# Confused with flow rate of water

1. May 10, 2004

### Koveras00

By Bernoulli's law, if potential energy is constant, the work done, given by pV, where p is the pressure, V is the change in volume, is equal to the change in kinetic energy, 1/2mv^2.

Does that mean that the flow rate of the liquid is proportionate to the root of the pressure applied??

If it is so, why is it that by Poiseuille's law of flow, E = (pi)r4pt/8Vl,

E is the viscosity of the flowing liquid, t is the time for which the liquid flows, V is the volume of liquid which flows in that time, r is the radius of the pipe, and l is the length of the pipe,

that the rate of flow is proportionate to the pressure applied??

2. May 10, 2004

### HallsofIvy

Staff Emeritus
Viscosity is friction. Potential Energy is not conserved.

3. May 10, 2004

### Koveras00

hmmm, i knew that, but, now i am designing a experiment and i do not know how to relate pressure to the flow rate of a liquid. What i am asking is that which formulae shld i use?? Since, both of them gave mi different proportionality, i cant possibly refer to both of them...

4. May 17, 2004

### TALewis

The reason your Bernoulli result and your Poiseuille result aren't agreeing is that Bernoulli's equation assumes non-viscous flow.

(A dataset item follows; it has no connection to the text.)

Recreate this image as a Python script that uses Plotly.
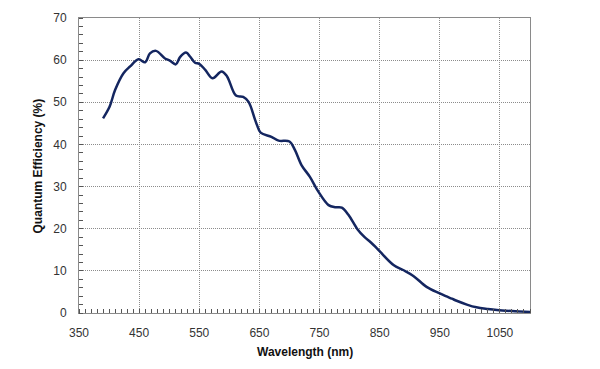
import plotly.graph_objects as go

wavelength = [390, 401, 410, 424, 435, 449, 460, 468, 478, 493, 501, 511, 518, 528, 535, 543, 550,
              560, 572, 587, 596, 611, 623, 632, 642, 646, 652, 670, 682, 700, 709, 720, 734, 748,
              765, 776, 787, 798, 813, 825, 835, 845, 851, 873, 889, 906, 928, 949, 960, 970, 978,
              995, 1011, 1030, 1045, 1070, 1100]
qe = [46.2, 49.0, 52.9, 56.9, 58.5, 60.2, 59.5, 61.6, 62.2, 60.4, 59.9, 59.0, 60.7, 61.8, 60.8, 59.4, 59.1,
      57.7, 55.7, 57.3, 56.2, 51.6, 51.3, 50.1, 46.2, 44.6, 42.8, 41.8, 40.9, 40.7, 38.7, 35.1, 32.3, 28.8,
      25.6, 25.1, 25.0, 23.3, 19.9, 18.0, 16.8, 15.4, 14.5, 11.4, 10.2, 8.8, 6.2, 4.7, 4.0, 3.4, 2.9,
      2.0, 1.35, 0.95, 0.7, 0.45, 0.25]

x_ticks = [350, 450, 550, 650, 750, 850, 950, 1050]
y_ticks = [0, 10, 20, 30, 40, 50, 60, 70]
x_title = "Wavelength (nm)"
y_title = "Quantum Efficiency (%)"

fig = go.Figure()
fig.add_trace(go.Scatter(x=wavelength, y=qe, mode="lines",
                         line=dict(color="#142660", width=2.5, shape="spline", smoothing=1.0),
                         showlegend=False, hoverinfo="skip"))

font = dict(family="Liberation Sans, Arial, sans-serif", size=12, color="#222")
fig.update_layout(
    width=600, height=369,
    margin=dict(l=71, r=78, t=10, b=64),
    paper_bgcolor="white", plot_bgcolor="white",
    font=font,
)
fig.update_xaxes(
    range=[350, 1100], tickvals=x_ticks, ticktext=[str(v) for v in x_ticks],
    showgrid=True, gridcolor="#8c8c8c", griddash="1px,1px", gridwidth=1,
    showline=True, linecolor="#8a8a8a", linewidth=1, mirror=True,
    ticks="outside", ticklen=9, tickcolor="rgba(0,0,0,0)", zeroline=False,
    minor=dict(dtick=10, tick0=350, ticks="inside", ticklen=4, tickcolor="#555", showgrid=False),
    automargin=False,
    tickfont=dict(size=12, color="#333"),
)
fig.update_yaxes(
    range=[0, 70], tickvals=y_ticks,
    showgrid=True, gridcolor="#8c8c8c", griddash="1px,1px", gridwidth=1,
    showline=True, linecolor="#8a8a8a", linewidth=1, mirror=True,
    ticks="outside", ticklen=9, tickcolor="rgba(0,0,0,0)", zeroline=False,
    minor=dict(dtick=2, ticks="inside", ticklen=4, tickcolor="#555", showgrid=False),
    automargin=False,
    tickfont=dict(size=12, color="#333"),
)
fig.add_annotation(text="<b>" + x_title + "</b>", xref="paper", yref="paper",
                   x=0.5, y=-0.132, showarrow=False, font=dict(size=12, color="#111"),
                   xanchor="center", yanchor="middle")
fig.add_annotation(text="<b>" + y_title + "</b>", xref="paper", yref="paper",
                   x=-0.091, y=0.5, showarrow=False, textangle=-90, font=dict(size=12, color="#111"),
                   xanchor="center", yanchor="middle")

fig.write_html("out.html")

Poiseuille's flow equation comes from some application of the Navier-Stokes equations to the laminar velocity profile in a circular pipe. Poiseuille's law is given by:

$$Q=\frac{\pi R^4 \Delta p}{8 \mu L}$$

Q is the volumetric flow rate, R is the pipe radius, $\Delta p$ is the pressure drop, $\mu$ is the dynamic viscosity, and L is the length of the pipe.

This result is only valid for laminar flow in a circular pipe (it also ignores the roughness of the pipe). Therefore, once you calculate a flow rate, you should also calculate a Reynolds number and see that it is less than 2100. The Reynolds number is given as:

$$Re=\frac{\rho V D}{\mu}$$

Re is the Reynolds number (a dimensionless parameter), $\rho$ is the fluid density, V is the flow velocity, and D is the pipe diameter. V=Q/A, where A is the cross-sectional area of the pipe.

If you find that the Reynolds number is between 2100 and 4000, then the flow is called transitional. If it is greater than 4000, the flow is considered turbulent. You might get away with applying Poiseuille in the transitional case, but in the turbulent region, there are more complicated results from Fluid Mechanics that you should apply. Any introductory text should be more than enough to help you out.

Edited for LaTeX errors, and fixing R^2 to R^4 in Poiseuille's equation.